[The below article appeared first in Seven Sisters’ Post (Guwahati), 30 December 2012]
The trauma of the Delhi woman who was raped has ended with her death. The atrocity roused middle class anger all over the country. Emotions ran high around this atrocious act of some drunken men and the demonstrators made demands such as death penalty for rape and castration in public. This outburst is understandable given the cruelty of the perpetrators of the crime. However, one can ask whether this will become one more case of reacting to a single case without taking cognizance of the malaise that leads to such crimes. It became a high profile case because it happened in Delhi. That does not reduce the atrocity of the crime. But for change to occur in favour of women one has to go beyond this single case and deal with the issues involved. One has to remember that what happened in Delhi is not an exception. It received publicity because it happened in the capital but many more cases are hushed up regularly or are not reported. According to police records during 2011 India witnessed 228,650 crimes against women, 24,206 of them of rape and 35,565 of kidnapping and abduction.
These are reported cases. Probably a much bigger number goes unreported because of the stigma attached to it. Secondly, according to police records around 90 percent of rapes are committed by persons known to the victim, most of them family members. Thirdly, a large number of victims belong to voiceless communities. For example, in an article in Counter-currents, Cynthia Stephen quotes a dalit girl from a village in Tamil Nadu as saying “ there is no girl in our lane who has not been coerced or raped by the dominant caste men when they go to the fields to fetch water or for work.†Men from the dominant castes threaten the dalits with dire consequences if they dare complain to the police. So these cases go unreported. Finally, often the police add to the trauma. For example, an 18 year old girl in Badhshapur village in Patiala committed suicide on December 26, six weeks after being raped by three men. Her mother reports that when she went to complain to the police they humiliated the girl with lewd question such as “how did they touch your breast? Did they open their jeans or coat first?†The criminals were arrested only after her suicide. Or take the case of the police officer in Haryana who was elevated to the highest rank though a budding tennis star had accused him of raping her. She too committed suicide because she was unable to bear the harassment. The officer was given a six month jail sentence some years after his retirement.

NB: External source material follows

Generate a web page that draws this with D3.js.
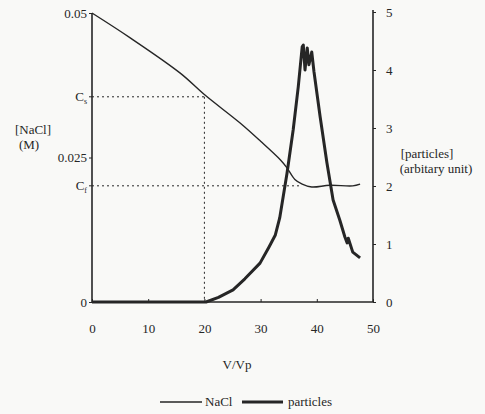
<!DOCTYPE html>
<html><head><meta charset="utf-8">
<script src="https://cdn.jsdelivr.net/npm/d3@7"></script>
<style>
body{margin:0;background:#f9f9f7;}
svg{display:block;}
svg text{font-family:"Liberation Serif","Times New Roman",serif !important;}
</style></head>
<body><svg id="c" width="485" height="414"></svg>
<script>
const xTicks=[0,10,20,30,40,50];
const leftTickVals=[0,0.025,0.05];
const leftTickLabels=["0","0.025","0.05"];
const rightTicks=[0,1,2,3,4,5];
const Cs=0.0355, Cf=0.0201, Vs=20;
const nacl=[[0,0.05],[6.8,0.0457],[15.7,0.0396],[20.1,0.0358],[26.3,0.031],[30,0.0278],[33.5,0.0246],[34.7,0.0232],[36.1,0.0212],[37.4,0.0204],[39.1,0.0199],[42.3,0.0202],[46.4,0.0201],[47.7,0.0204]];
const particles=[[0,0],[10,0],[20.3,0],[22.5,0.08],[25.1,0.21],[27.2,0.40],[29.9,0.67],[31.5,0.95],[32.6,1.15],[33.4,1.45],[34.7,2.22],[35.8,2.97],[36.7,3.71],[37.4,4.40],[37.6,4.43],[37.9,4.0],[38.3,4.38],[38.6,4.09],[39.1,4.31],[39.5,3.97],[40.6,3.19],[41.8,2.40],[42.9,1.76],[44.1,1.41],[45.0,1.12],[45.4,1.02],[45.6,1.1],[46.4,0.86],[47.7,0.76]];

const svg=d3.select("#c");
const x=d3.scaleLinear().domain([0,50]).range([92,373]);
const yL=d3.scaleLinear().domain([0,0.05]).range([302,13]);
const yR=d3.scaleLinear().domain([0,5]).range([302,12]);
const ink="#262626";
const FS="13px";

// dotted guides
svg.append("line").attr("x1",x(0)).attr("x2",x(Vs)).attr("y1",yL(Cs)).attr("y2",yL(Cs))
 .attr("stroke",ink).attr("stroke-width",1).attr("stroke-dasharray","2,3");
svg.append("line").attr("x1",x(Vs)).attr("x2",x(Vs)).attr("y1",yL(Cs)).attr("y2",yL(0))
 .attr("stroke",ink).attr("stroke-width",1).attr("stroke-dasharray","2,3");
svg.append("line").attr("x1",x(0)).attr("x2",x(37)).attr("y1",yL(Cf)).attr("y2",yL(Cf))
 .attr("stroke",ink).attr("stroke-width",1).attr("stroke-dasharray","2,3");

// axes
const gx=svg.append("g").attr("transform","translate(0,302)")
 .call(d3.axisBottom(x).tickValues(xTicks).tickSize(-3).tickPadding(22));
const gl=svg.append("g").attr("transform","translate(92,0)")
 .call(d3.axisLeft(yL).tickValues(leftTickVals).tickFormat((d,i)=>leftTickLabels[i]).tickSize(3).tickPadding(2));
const gr=svg.append("g").attr("transform","translate(373,0)")
 .call(d3.axisRight(yR).tickValues(rightTicks).tickFormat(d3.format("d")).tickSize(3).tickPadding(10));
[gx,gl,gr].forEach(g=>{
  g.attr("font-family",null).attr("font-size",null);
  g.select(".domain").attr("stroke",ink).attr("stroke-width",1.6);
  g.selectAll(".tick line").attr("stroke",ink);
  g.selectAll("text").attr("fill",ink).style("font-size",FS);
});
gr.select(".domain").attr("d","M0,302V10");
gl.select(".domain").attr("d","M0,302V13");
gx.select(".domain").attr("d","M92,0H373");

// Cs Cf labels
[[Cs,"s"],[Cf,"f"]].forEach(([v,s])=>{
  const t=svg.append("text").attr("x",87).attr("y",yL(v)+4).attr("text-anchor","end")
   .attr("fill",ink).style("font-size",FS);
  t.append("tspan").text("C");
  t.append("tspan").style("font-size","8px").attr("dy",3).text(s);
  svg.append("line").attr("x1",89).attr("x2",92).attr("y1",yL(v)).attr("y2",yL(v)).attr("stroke",ink);
});

// lines
svg.append("path").datum(nacl).attr("d",d3.line().x(d=>x(d[0])).y(d=>yL(d[1])).curve(d3.curveCatmullRom)).attr("fill","none")
 .attr("stroke",ink).attr("stroke-width",1.4);
svg.append("path").datum(particles).attr("d",d3.line().x(d=>x(d[0])).y(d=>yR(d[1]))).attr("fill","none")
 .attr("stroke",ink).attr("stroke-width",3).attr("stroke-linejoin","round");

// axis titles
svg.append("text").attr("x",33).attr("y",134).attr("text-anchor","middle").attr("fill",ink).style("font-size",FS).text("[NaCl]");
svg.append("text").attr("x",29).attr("y",149).attr("text-anchor","middle").attr("fill",ink).style("font-size",FS).text("(M)");
svg.append("text").attr("x",427).attr("y",158).attr("text-anchor","middle").attr("fill",ink).style("font-size",FS).text("[particles]");
svg.append("text").attr("x",436).attr("y",173).attr("text-anchor","middle").attr("fill",ink).style("font-size",FS).text("(arbitary unit)");
svg.append("text").attr("x",237).attr("y",369).attr("text-anchor","middle").attr("fill",ink)
 .style("font-size",FS).text("V/Vp");

// legend
svg.append("line").attr("x1",160).attr("x2",202).attr("y1",402).attr("y2",402).attr("stroke",ink).attr("stroke-width",1.4);
svg.append("text").attr("x",205).attr("y",406).attr("fill",ink).style("font-size",FS).text("NaCl");
svg.append("line").attr("x1",242).attr("x2",283).attr("y1",402).attr("y2",402).attr("stroke",ink).attr("stroke-width",3);
svg.append("text").attr("x",288).attr("y",406).attr("fill",ink).style("font-size",FS).text("particles");
</script></body></html>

These and other cases are symbolic of the attitudes of our society. The middle class stages demonstration in high profile cases and ignores the rest. Also the so called national media do the same. For example, when on December 23, 2005 some university students got into a railway compartment at Kokrajhar not knowing that it was a military wagon. All of them were raped by men paid to protect the citizens. But it did not become national news. Even in Assam it remained a Bodo women’s issue, not of all women. In other words, crimes against women are a result of the strong patriarchal values of our society but are also conditioned by ethnic and caste attitudes and in many cases by a false sense of patriotism. For example when the security forces rape women people are told to protect their honour and not report those cases. The victims do not matter. Even laws such as the Armed Forces Special Powers Act protect such criminals in uniform.
Given these attitudes, one can ask whether new laws, even death penalty, can prevent such crimes. One does not deny that police reforms and strong laws are required. But they alone cannot solve the problems that are deep rooted in our culture which is visible in actions such as a few lakh female foetuses aborted every year because women are considered a burden. If all rapists were to be hanged, the victims would have to lose some of their family members who are perpetrators of these crimes. Moreover, the acceptance of the value of male superiority by most women ensures that abuses are kept secret often on the pretext of protecting the girl’s or family honour. Or take the case of the tribal customary laws in the North East that give all social power to men alone. The leaders refuse to change the laws. For example, Nagaland has not been able to hold elections to the municipal councils because of the tribal leaders’ opposition to 33 percent reservations for women. They claim that their customary law does not allow women to have political power.
It is clear then, that laws cannot change this system. Dowry, child labour, caste-based discrimination are banned by law. But they cannot be implemented without changing the attitudes that give birth to these abuses. It is as true about women’s status as about corruption, caste and ethnic attitudes. No law can become effective without a social infrastructure to support it. But the temptation of the middle class that leads the demonstrations against rape, corruption and other abuses is to take up an event in isolation and ignore the attitudes and the social systems that cause it. For example, this class rightly took up political corruption as a cause to fight against but very few of them asked whether the hands of those who protested are clean. Similarly, this class also protested against the unjust arrest and jailing of Dr Binayak Sen and that was required. But they did not question the Sedition Act or the middle class needs for which the tribals are displaced. Their impoverishment is at the root of the Maoist rebellion in Central India.
One needs to ensure that also the issue of rape does not end with one case. The gender, class and caste attitudes that cause such abuses have to be tackled. One cannot stop at condemning the politician and the police departments. That step is required but new laws can only give one peace of conscience and cannot solve the problem. One has to look inwards and examine the social and cultural values that are behind such crimes. If the Delhi rape case leads to such self-examination, the 23 year old para-medical will not have laid down her life in vain.
The author is a former director of North Eastern Social Research Centre, Guwahati.